Daily Management Review

Beijing’s Regulatory Crackdown Not Aimed To Restrict Private Firms, China Assures Wall Street


The aim of the recent sweeping regulatory crackdown on domestic companies by Chinese authorities is not aimed at reining in private enterprises of the country or decoupling them from the United States or the international financial markets, a top official of China’s regulatory body reportedly told World Street leaders in an interaction last week.  
China Securities Regulatory Commission (CSRC) Vice Chairman Fang Xinghai reportedly said at a private gathering that the actions against domestic Chinese companies was aimed at strengthening the regulation of consumer-facing platform companies and has a  crucial role in promoting "common prosperity", or bringing down wealth inequality ion the country, said reports quoting people who attended the gathering.
"I don't think you can find a government anywhere in the world that is as positive and as focused on technology as China," Fang was quoted as telling the fifth China-U.S. Financial Roundtable (CUFR) last week.
It was expected, for example, that Chinese authorities would approve a record number of initial public offerings this year and private companies would comprise the majority of firms going public in China, Fang reportedly told the gathering,
There were no comments available on the issue by CSRC and Fang.
The unprecedented regulatory crackdown on companies in China was referred by Fang in his remarks towards the closing of his presentation, said reports. The regulatory crackdown in Chinese companies has resulted in billions of dollars being wiped out in market value off some of the best-known private firms of China and has dented the confidence and sentiments of foreign investors.
According to a Bloomberg News report, the crackdown on various industries in China was defended by the CSRC during the roundtable meeting with Wall Street executives.
In recent years, the pace of opening up of its multi-trillion dollar financial sector to American companies has been speeded up by China following years of lobbying by Wall Street firms for greater access to the sector, even while tensions between Washington and Beijing have risen on a range of issues from trade to geopolitics.
However, some foreign investors have been rattled by some of the sweeping new regulations implemented by China targeting companies in a range of industries – from internet companies to for-profit education to online gaming and property market excesses. Investors are also worried about the "common prosperity" wealth-sharing drive of China,
In recent weeks, markets were attempted to be assured about the measures by Chinese officials and the country’s state media.

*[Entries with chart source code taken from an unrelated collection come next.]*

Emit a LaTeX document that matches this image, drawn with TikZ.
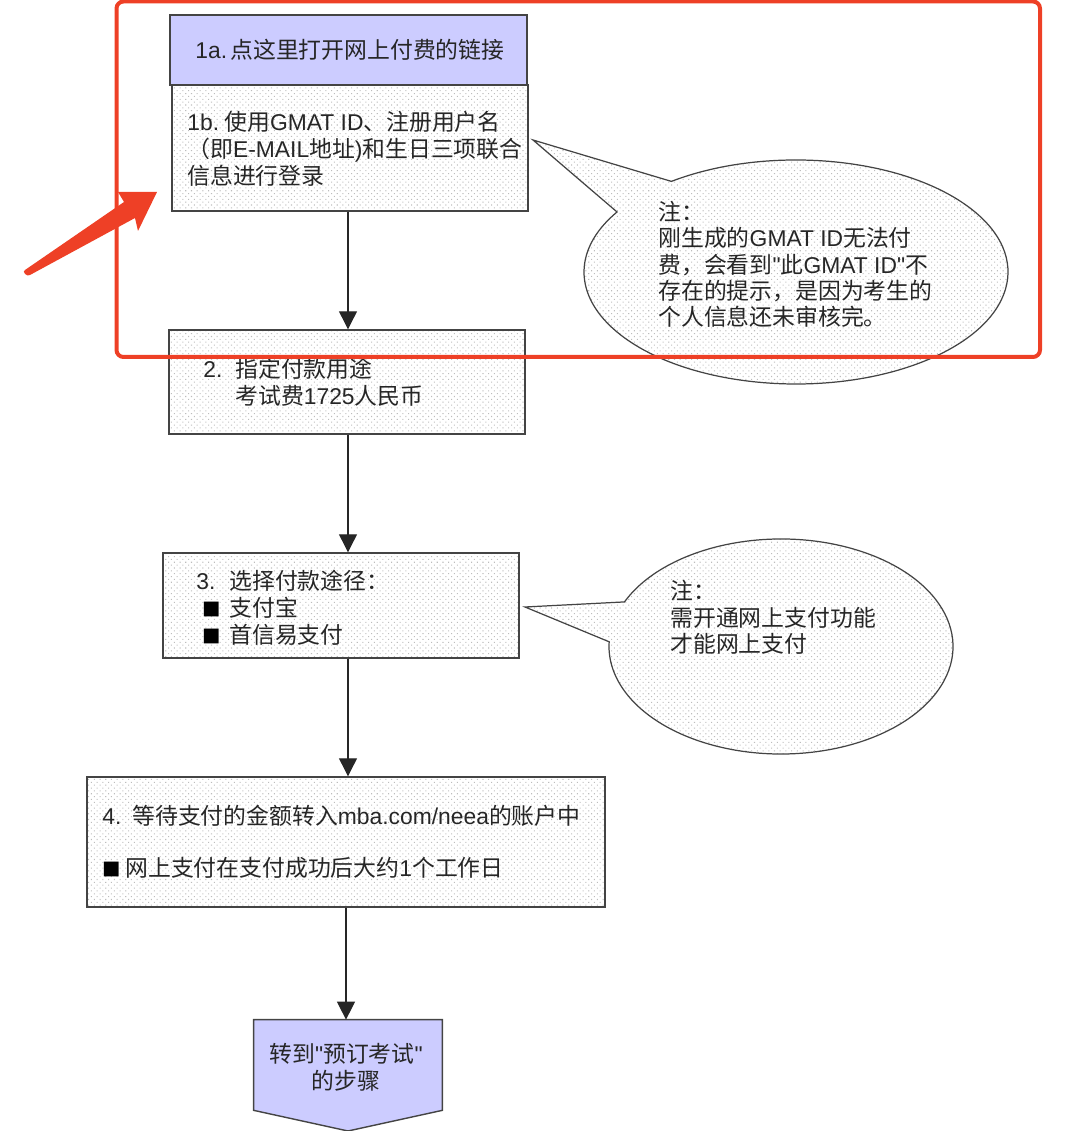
\documentclass[tikz,border=0pt]{standalone}
\usepackage{fontspec}
\setmainfont{Noto Sans CJK SC}
\newfontfamily\lat{Liberation Sans}
\usetikzlibrary{arrows.meta, patterns.meta}
\definecolor{boxline}{HTML}{444444}
\definecolor{linkfill}{HTML}{CCCCFF}
\definecolor{markred}{HTML}{EE4026}
\tikzset{
	dither/.style={pattern={Dots[radius=0.42pt, distance=2.3pt, angle=45]}, pattern color=black!26},
	flowbox/.style={shape=rectangle, draw=boxline, line width=0.8pt, dither},
	linkbox/.style={shape=rectangle, draw=boxline, line width=0.8pt, fill=linkfill},
	boxtext/.style={anchor=west, align=left, inner sep=0pt, text=black!85, font=\fontsize{13}{15.4}\selectfont},
	notebox/.style={draw=boxline, line width=0.7pt, dither},
	flowarrow/.style={draw=black!85, line width=0.7pt, -{Triangle[length=0.36cm, width=0.36cm]}}
}
\newcommand{\lead}[2]{\makebox[#1][l]{#2}}
\newcommand{\bulletmark}{{\fontsize{10.5}{10.5}\selectfont\color{black}■}}

\begin{document}
\begin{tikzpicture}
	\useasboundingbox (0, 0) rectangle (21.6, 22.62);
	% Boxes and their texts:
	\node[linkbox, minimum width=7.14cm, minimum height=1.4cm] (link) at (6.97, 21.62){} node[boxtext] (linktext) at (3.9, 21.62){\lead{0.7cm}{\lat 1a.}点这里打开网上付费的链接};
	\node[flowbox, minimum width=7.12cm, minimum height=2.52cm] (login) at (7, 19.66){} node[boxtext] (logintext) at (3.74, 19.64){\lead{0.74cm}{\lat 1b.}使用{\lat GMAT ID}、注册用户名\\（即{\lat E-MAIL}地址{\lat )}和生日三项联合\\信息进行登录};
	\node[flowbox, minimum width=7.12cm, minimum height=2.08cm] (purpose) at (6.94, 14.98){} node[boxtext] (purposetext) at (4.06, 14.97){\lead{0.64cm}{\lat 2.}指定付款用途\\\lead{0.64cm}{}考试费{\lat 1725}人民币};
	\node[flowbox, minimum width=7.12cm, minimum height=2.1cm] (channel) at (6.82, 10.51){} node[boxtext] (channeltext) at (3.92, 10.46){\lead{0.66cm}{\lat 3.}选择付款途径：\\\lead{0.66cm}{\hspace{0.12cm}\bulletmark}支付宝\\\lead{0.66cm}{\hspace{0.12cm}\bulletmark}首信易支付};
	\node[flowbox, minimum width=10.36cm, minimum height=2.6cm] (wait) at (6.92, 5.78){} node[boxtext] (waittext) at (2.04, 5.78){\lead{0.6cm}{\lat 4.}等待支付的金额转入{\lat mba.com/neea}的账户中\\[0.5cm]\lead{0.46cm}{\bulletmark}网上支付在支付成功后大约{\lat 1}个工作日};
	\node[shape=rectangle, minimum width=3.76cm, minimum height=1.8cm] (next) at (6.96, 1.32){};
	\path[linkbox] (next.north west) -- (next.north east) -- (next.south east) -- (6.96, 0) -- (next.south west) -- cycle;
	\node[boxtext, anchor=center, align=center] (nexttext) at (6.92, 1.28){转到{\lat "}预订考试{\lat "}\\的步骤};
	% Wires:
	\coordinate (spine) at (6.96, 0);
	\coordinate (spinelow) at (6.92, 0);
	\draw[flowarrow] (login.south -| spine) -- (purpose.north -| spine);
	\draw[flowarrow] (purpose.south -| spine) -- (channel.north -| spine);
	\draw[flowarrow] (channel.south -| spine) -- (wait.north -| spine);
	\draw[flowarrow] (wait.south -| spinelow) -- (next.north -| spinelow);
	% Callouts:
	\coordinate (notetip) at (10.66, 19.82);
	\coordinate (paytip) at (10.5, 10.48);
	\path[notebox] (notetip) -- ([shift={(126:4.24 and 2.24)}]15.92, 17.18) arc[start angle=126, end angle=-212.4, x radius=4.24, y radius=2.24] -- cycle;
	\path[notebox] (paytip) -- ([shift={(155.5:3.44 and 2.15)}]15.62, 9.69) arc[start angle=155.5, end angle=-182.5, x radius=3.44, y radius=2.15] -- cycle;
	\node[boxtext, font=\fontsize{13}{15}\selectfont] (notetext) at (13.16, 17.33){注：\\刚生成的{\lat GMAT ID}无法付\\费，会看到{\lat "}此{\lat GMAT ID"}不\\存在的提示，是因为考生的\\个人信息还未审核完。};
	\node[boxtext, font=\fontsize{13}{15}\selectfont] (paytext) at (13.4, 10.27){注：\\需开通网上支付功能\\才能网上支付};
	% Red marks on top:
	\draw[markred, line width=0.08cm, rounded corners=0.14cm] (2.33, 22.59) rectangle (20.8, 15.48);
	\fill[markred] (3.14, 18.78) -- (2.36, 18.78) -- (2.48, 18.58) -- (0.5, 17.22) to[out=200, in=220, looseness=1.4] (0.6, 17.12) -- (2.7, 18.26) -- (2.76, 18) -- cycle;
\end{tikzpicture}
\end{document}
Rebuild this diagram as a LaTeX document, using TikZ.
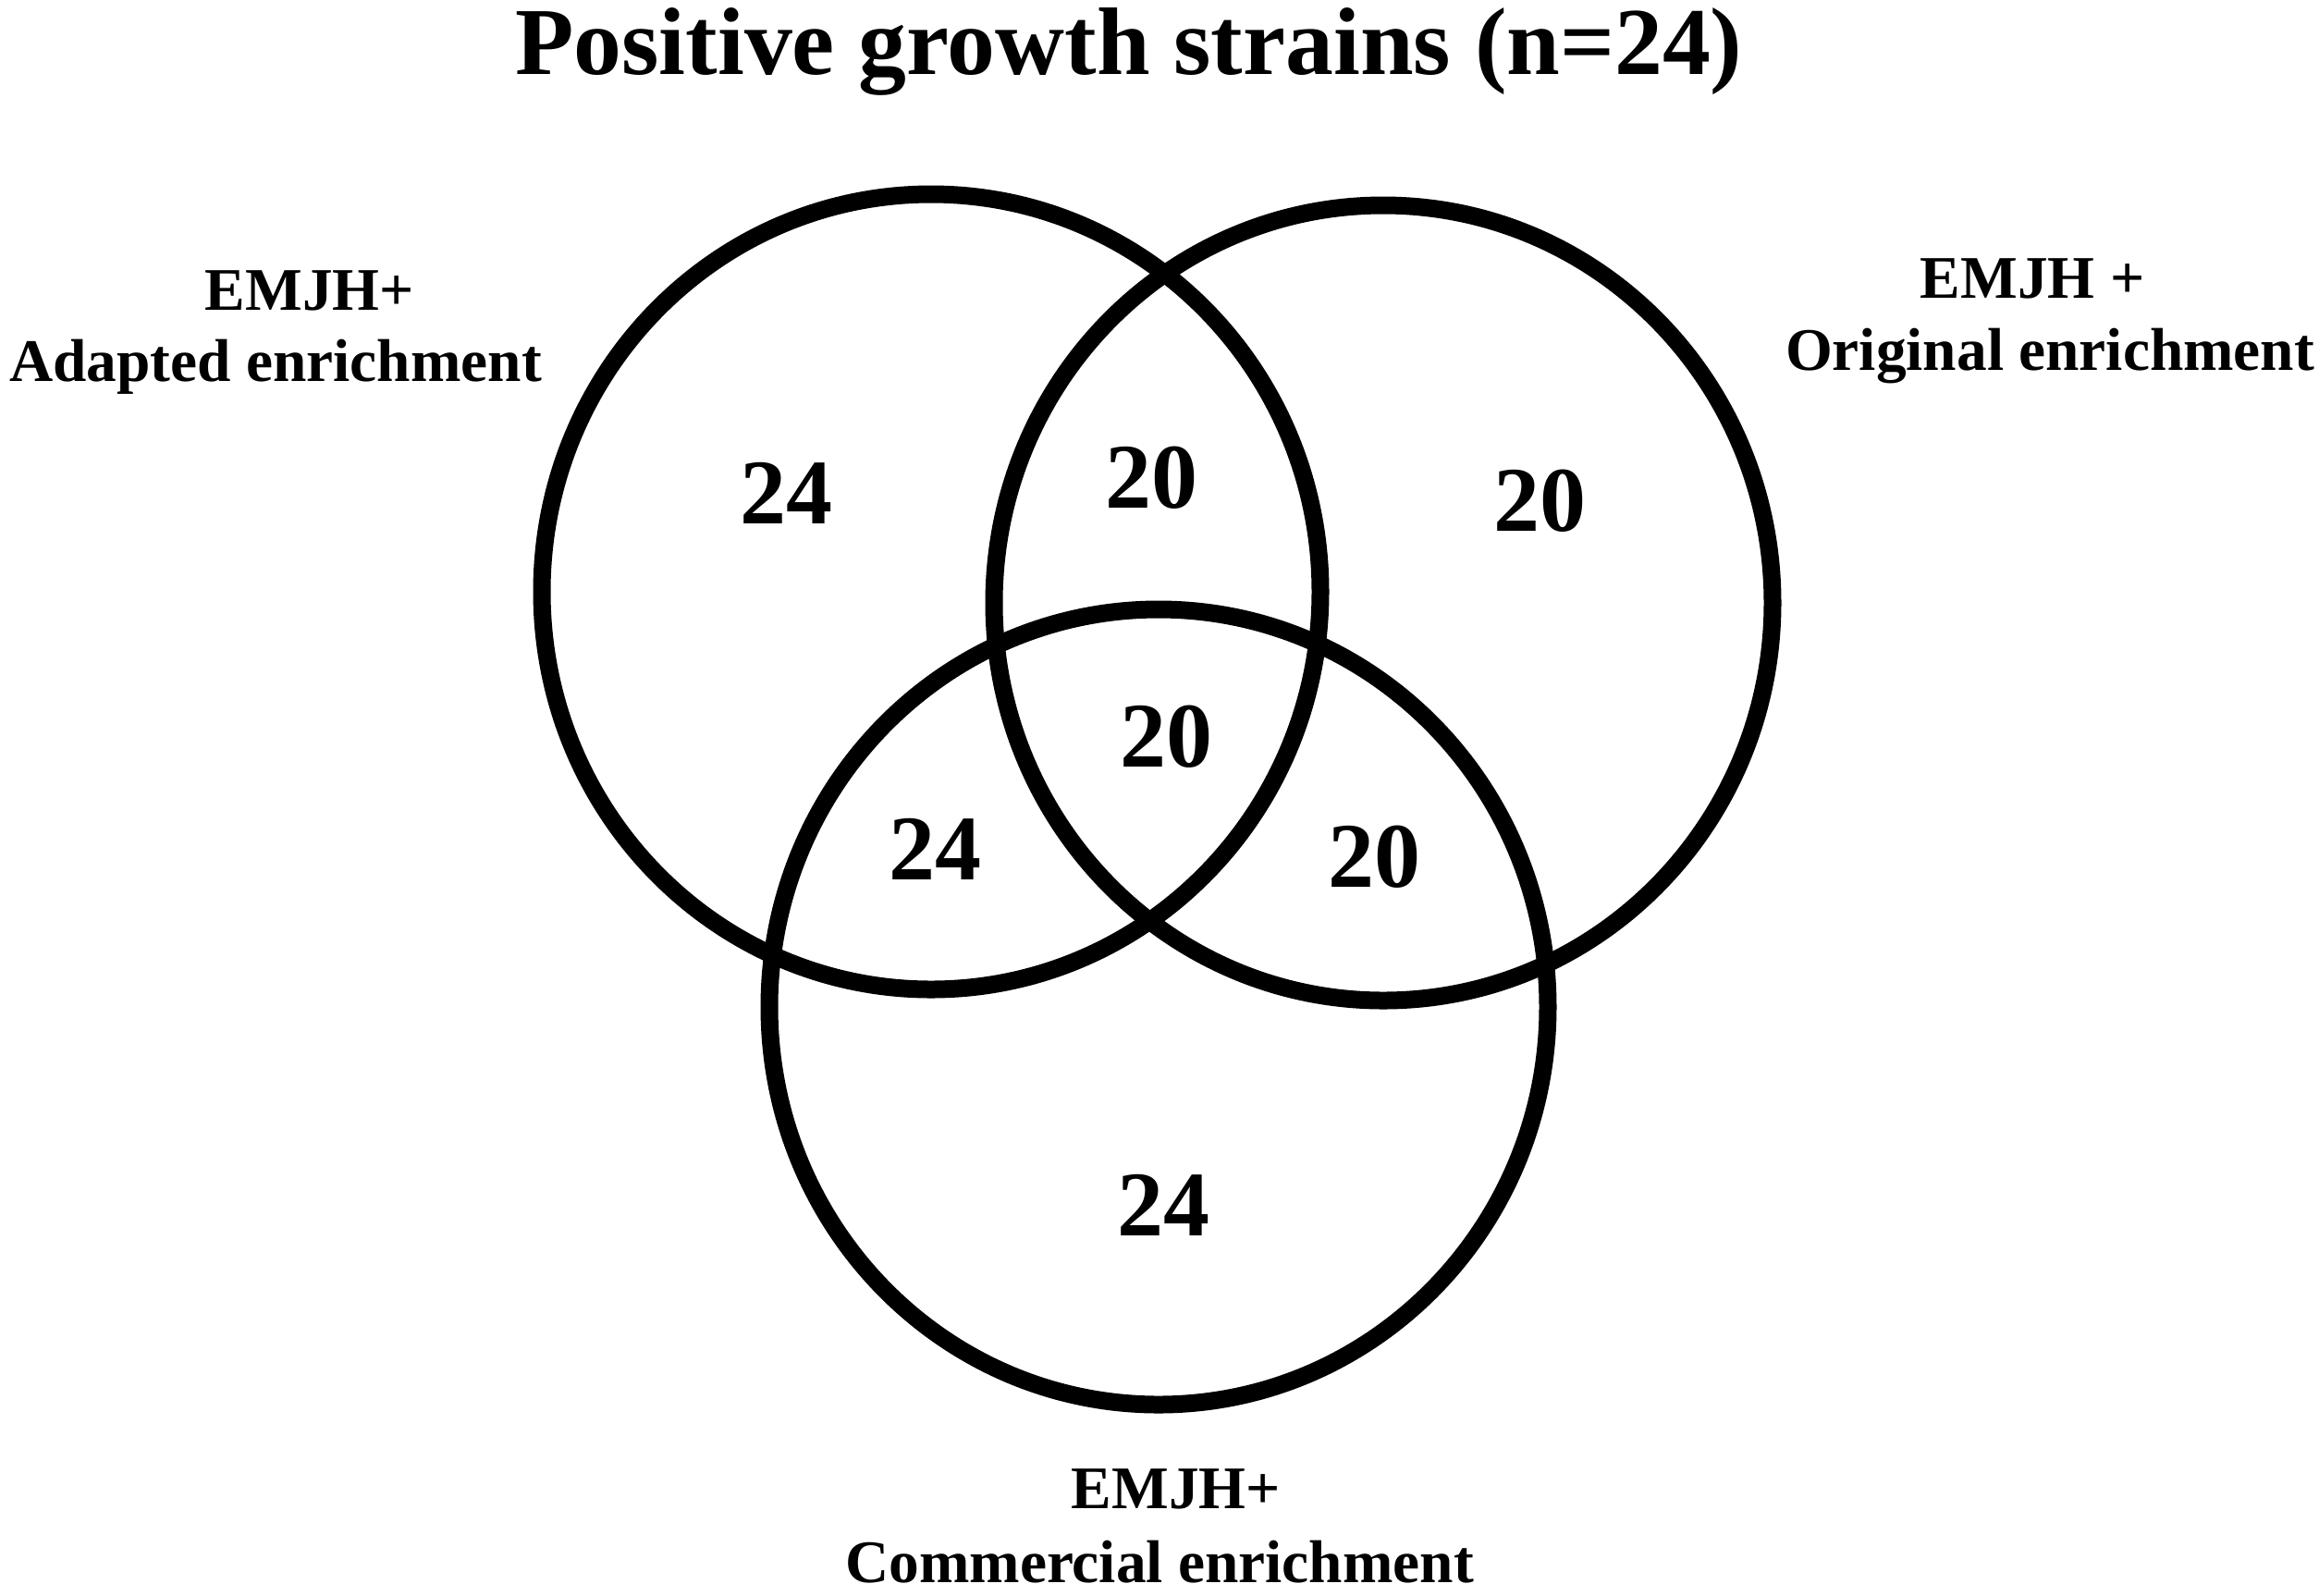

Earlier this month, attending a forum, China's Vice Premier Liu He assured that the policies and guidelines of the government would continue to support the private sector.
The Wall Street audience welcomed the comments made on the issue last week by Fang, who is also the president of the CUFR.
"They listened very intently to what Fang had to say and most of us were very satisfied," one of the reports quoted an attendee of the meeting as saying and referring to the Wall Street executives.
According to reports, about 35 people attended the meeting and included leaders from top Wall Street firms.